Secondo una ricerca Cerved-Aibi presentata a Sigep 2019 i consumi di pane artigianale sembrano aver ritrovato stabilità dopo un decennio in discesa. A perdere maggiormente terreno è il pane tradizionalmente inteso. Compensa questa decrescita l’andamento positivo di pani che si discostano dall’offerta classica. Lo studio parla di un pane nuovo, ma dal sapore antico. Una tendenza che si estende da Nord a Sud e che vede in crescita la domanda di pani realizzati con miscele di farine particolari, multicereali, multivitaminici, ricchi di fibre, di sali minerali, a ridotto contenuto di sodio. Le farine preferite sono quelle rustiche, anche integrali, macinate a pietra, a mm 0, provenienti da varietà di grani antichi. L’impiego di lievito madre e le lavorazioni lente completano il quadro. Il pane si sta affrancando dallo status di commodity per diventare un prodotto a elevato valore aggiunto, per il quale il consumatore è disposto a pagare un prezzo più alto. I consumi sono ridotti, ma evoluti: si ricercano pani realizzati con materie selezionate, provenienti dal territorio, prodotti in maniera ecosostenibile. Assistiamo al grande ritorno alla pagnotta medio-grande, che si conserva più a lungo e che, affettata, si presta a più utilizzi. Anche nel gusto c’è un ritorno al passato: il pane bianco cede il passo a prodotti dal sapore deciso e caratteristico, con il giusto grado di acidità.
A cambiare non è solo il modo di produrre il pane, ma l’intera proposta della panetteria artigianale.
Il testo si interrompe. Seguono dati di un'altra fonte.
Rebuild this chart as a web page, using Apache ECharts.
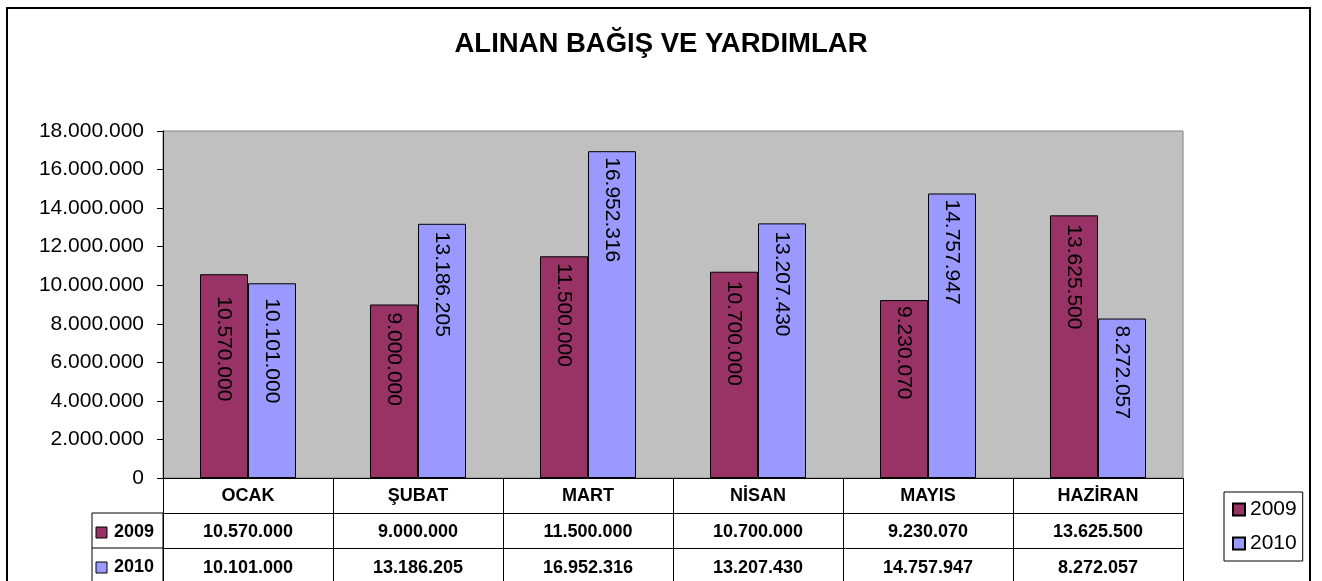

Secondo lo studio Cerved, infatti, la segmentazione dell’offerta ha visto una diminuzione dell’incidenza del pane in favore di pizza, focaccia e dolci. Una differenziazione che risponde al calo dei consumi di pane tradizionale, cercando di stimolare l’acquisto aggiuntivo di prodotti a marginalità più elevata. Oggi il pane assorbe circa il 70% della produzione (nel 2008 pesava per il 78%), mentre pizze e focacce sono salite al 23,5% e i dolci al 6,3%. A crescere è soprattutto la pizza, ancor più della focaccia. Le panetterie le sfornano continuamente e ne propongono svariate tipologie che si differenziano negli impasti e farine, oltre che nelle farciture.
A cambiare è anche la figura del panificatore: il 15% circa degli artigiani rappresenta l’avanguardia del settore. Si tratta di professionisti che puntano su produzioni di valore, figure professionali estremamente competenti in grado di selezionare e lavorare materie prime eccellenti. Farine rustiche, integrali e pasta madre sono per loro imprescindibili. Spesso sono giovani, con ottima cultura ed esperienze prestigiose, e desiderano esprimere la loro creatività in un mestiere che richiede grande maestria artigiana. Grazie alla spiccata professionalità, hanno saputo costruire format innovativi e accattivanti per un pubblico giovane. Negli ultimi anni, infatti, si riscontra un avvicinamento al pane artigianale da parte della generazione millennial (tra i 18 e i 38 anni), che frequentano locali evoluti come gli emergenti bakery-bistrot, dove il pane si mescola al bar, alla pasticceria, alla pizzeria e alla cucina, con un’offerta varia, ma sempre di qualità. Il 16% dei consumi di pane, infatti, si registra fuori dalle mura domestiche, luoghi dal forte appeal mediatico, dove l’ambiente, l’atmosfera e la presentazione dei prodotti sono studiati nel dettaglio per veicolare il valore del brand e stimolarne la condivisione, soprattutto attraverso il web, luogo familiare per questa nuova generazione di professionisti, che sa muoversi agevolmente sui social per raggiungere il proprio target.